Maybe I should have posted this here in the first place. Metrology frequently involves temperature compensation.

Calculating thermal expansion in a 4140 HT&Q, 28-32 Rc ring: 6" OD x 4.75" ID by 1.00" Thick. Using a spreadsheet based calculator I found on line it says a 20 degree temperature differential I should compensate the ID of 4.775 by .0006" (.00057"). Is this correct?

Also I was wondering if a thin walled ring would change more, less or be the same as a solid disk of the otherwise same dimensions. Clearly the disk grows 'linearly' across the diameter. A ring is the same as a bar , right? So unroll it and you have a bar the length of the circumference. Run the calc for the bar length & rewrap it to find the delta diameter. But would one use the ring OD, ID, centerline to calc the bar length? TIA

William
 
A thin ring will act like a strip that has been rolled into a circle, so it is the circumference that grows or shrinks per the linear coefficient. A solid circle would grow and shrink per the volumetric coefficient which, generally being about Pi times the linear coefficient, means the diameter will grow and shrinks per the linear coefficient.

An in-between like your 6" x 4.75" ring could be expected to shrink or grow at a rate somewhere between the two cases.

HTH.

Mike
 
If you're talking degrees F, that expansion looks about right. My rule of thumb for steel CTE is 6 millionths inch/inch/°F. Every dimension grows uniformly: OD, ID, circumference, etc. If you want to back-of-the-envelope it for a thin ring considering the circumference straightened into a bar, use the mid-radius, but it hardly matters for a thin enough ring.

To get the growth of any dimension, just multiply the CTE x whatever dimension x temperature increase.
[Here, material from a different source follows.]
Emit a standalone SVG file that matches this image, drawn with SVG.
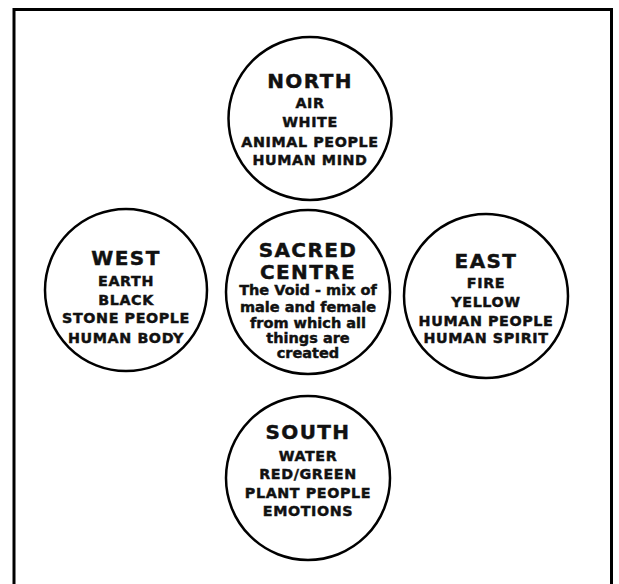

Make sure units are consistent, i.e., the CTE has the same temperature units as the temperature change.
 
I dunno, but a material with isotropic CTE should expand exactly the same whether it's a ring or solid cylinder. A ring with the same OD as a cylinder would expand faster with the same amount of energy, as less mass is being heated, but at a given temperature they should both exhibit the same growth or shrinkage.
 
In my experience the rings grow just about the same as a solid. And yes a thin ring will grow linearly in the direction of circumference, but remember that C=π×D whether you're calculating the actual size or just the growth due to thermal expansion - so calculating for diameter of the ring will generally work just fine. The trickiest part of temperature compensation like this is being able to determine that the part has even temp throughout - most of the time that is NOT the case when a part is being roughed out and isn't left to cool before finishing - do be careful with that.